YÜKSEKÖĞRETİM MEZUNU KADINLAR DAHA ÇOK İŞSİZ BIRAKILIYOR İşsizlik oranının, aynı eğitim seviyelerindeki kadın ve erkekler arasındaki farklılaşması da başka bir soruna işaret etmekte. TÜİK tarafından yayınlanan Eylül 2017 verilerine göre, lise altı eğitim alan kadın ve erkeklerin işsiz kalma oranları birbirine yakınken, Liseden ve Üniversiteden mezun kadınların işsiz kalma oranlarının erkeklere göre 2 kattan daha fazla olduğu, meslek liseleri ve teknik lise mezunları kadınlar ve erkekler arasındaki işsizlik oranlarının ise 2.5 kattan daha fazla olduğu görülüyor. Okuma yazma bilmeyen kadınların, aynı eğitim seviyesindeki erkeklere göre daha az işsiz kaldıkları anlaşılıyor.

Her eğitim seviyesinden erkeklerin işsizlik oranları yaklaşık aynıyken, üniversite mezunu kadınların daha çok işsiz kaldığı görülüyor.

Yakın dönemli istatistikler dışında, uzun dönemdeki eğitim durumu ve işsizlik oranları da gelecekte üniversite mezunlarının işsizlikle karşılaşabileceğini gösteriyor.

SON 20 YILDA ÜNİVERSİTE MEZUNLARI DAHA AZ İSTİHDAM EDİLİYOR

Ekonomik İşbirliği ve Kalkınma Örgütü OECD’nin uzun dönemli verilerine bakıldığında, Türkiye’de 25-64 yaş arasındaki üniversite mezunlarının istihdam edilme oranlarında son 20 yılda genel bir düşüş olduğu, özellikle 2013 sonrası bu sayının gittikçe azaldığı görülüyor. Bu dönem içerisinde üniversite mezunlarının en çok işsiz kaldığı yıl 2009.

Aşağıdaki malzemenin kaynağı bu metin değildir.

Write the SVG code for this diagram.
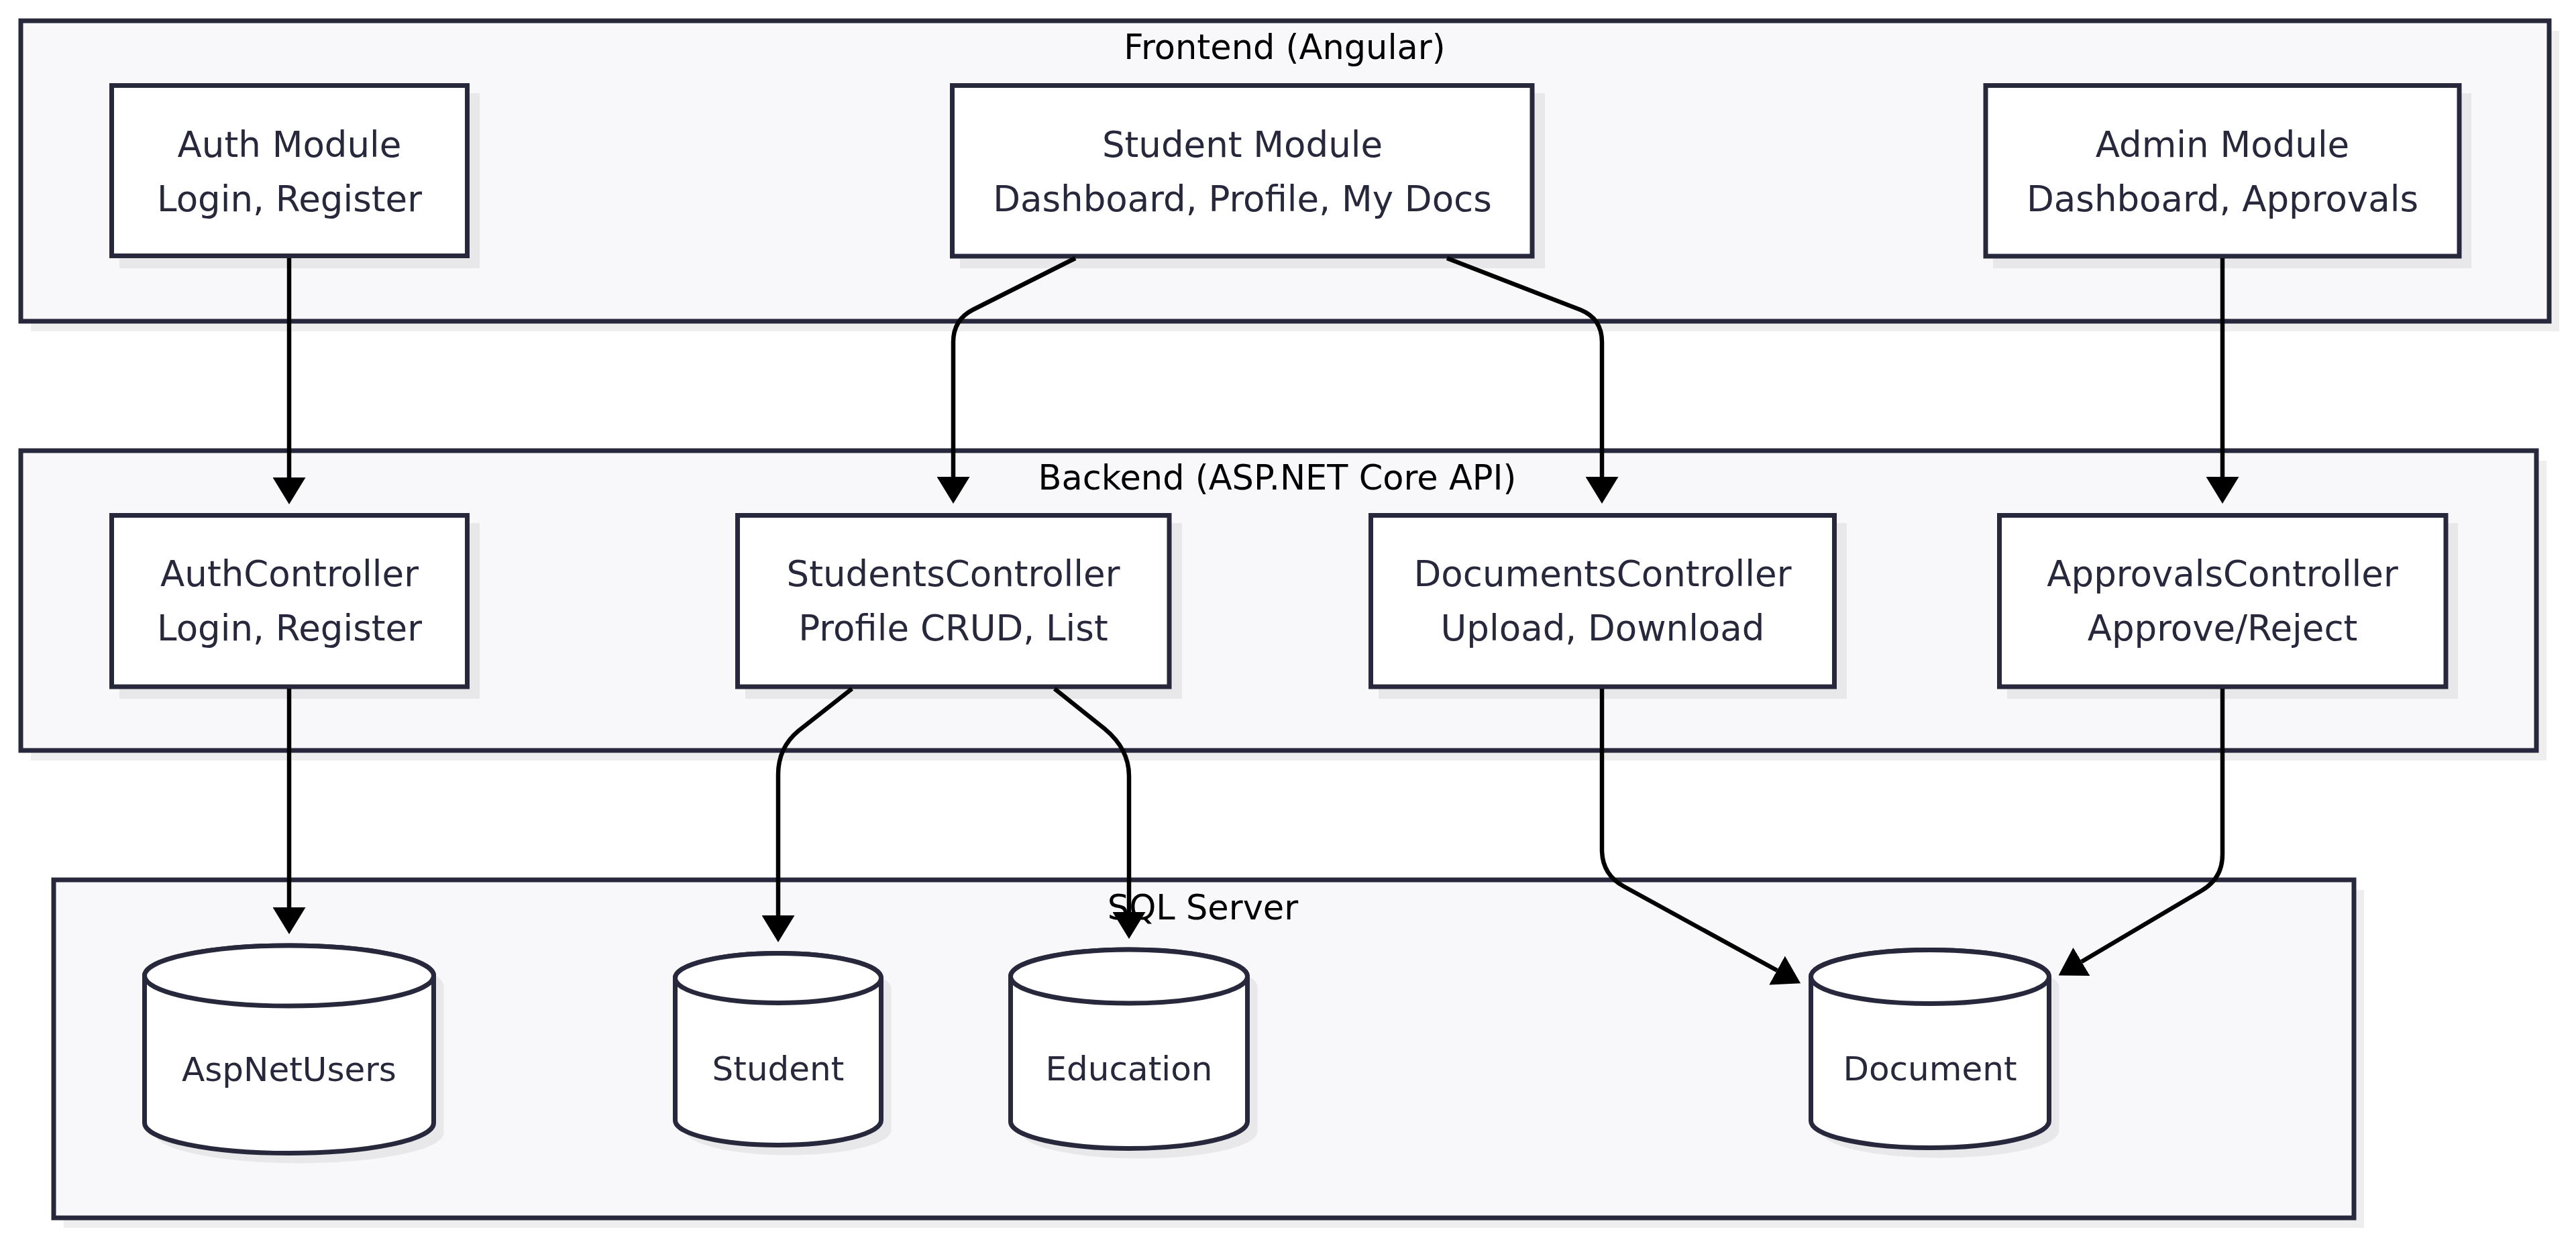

 OECD ülkelerindeki 25-64 yaş arası üniversite mezunlarının ortalama istihdam oranları ile Türkiye’deki aynı grubun istihdam oranları karşılaştırıldığında,üniversite sayısının artmasıyla ortaya çıkan üniversite mezunu sayısındaki artışın, istihdamda değerlendirilemediği, eğitimli işsizlik oranını arttırdığı görülüyor. 

TÜRKİYE'DE İLK 500'E GİREN ÜNİVERSİTE YOK

ODTÜ Enformatik Enstitüsü bünyesinde yer alan University Ranking by Academic Performance (URAP) Araştırma Laboratuvarı'nın sonuçlarına göre, Türkiye'deki üniversiteler Dünya sıralamasına gittikçe geriye düşüyor. Son 1 yıldaki SCI, SSCI ve AHCI tarafından taranan makale sayısına, son 5 yılda yayınlanan toplam bilimsel doküman sayısına, son 5 yılda yayınlanan makalelere son yıl verilen atıf sayısına, son 5 yılda yayınlanan makale sayılarının basıldıkları dergilerin etki faktörleri ile çarpımlarının toplamına, son 5 yılda yayınlanan makalelere son yılda gelen atıf sayılarının atıf yapan makalelerin dergilerinin etki faktörleri ile çarpımlarının toplamına ve son 5 yılda ülkelerarası ortak yayın sayısına bakarak üniversiteleri değerlendiren URAP'a göre 2017 yılında Türkiye'de hiçbir üniversite Dünya'nın en iyi ilk 500 üniversitesi arasında yer alamadı. 2013 ve 2014 yılında 5'er üniversite bu listede yer almıştı.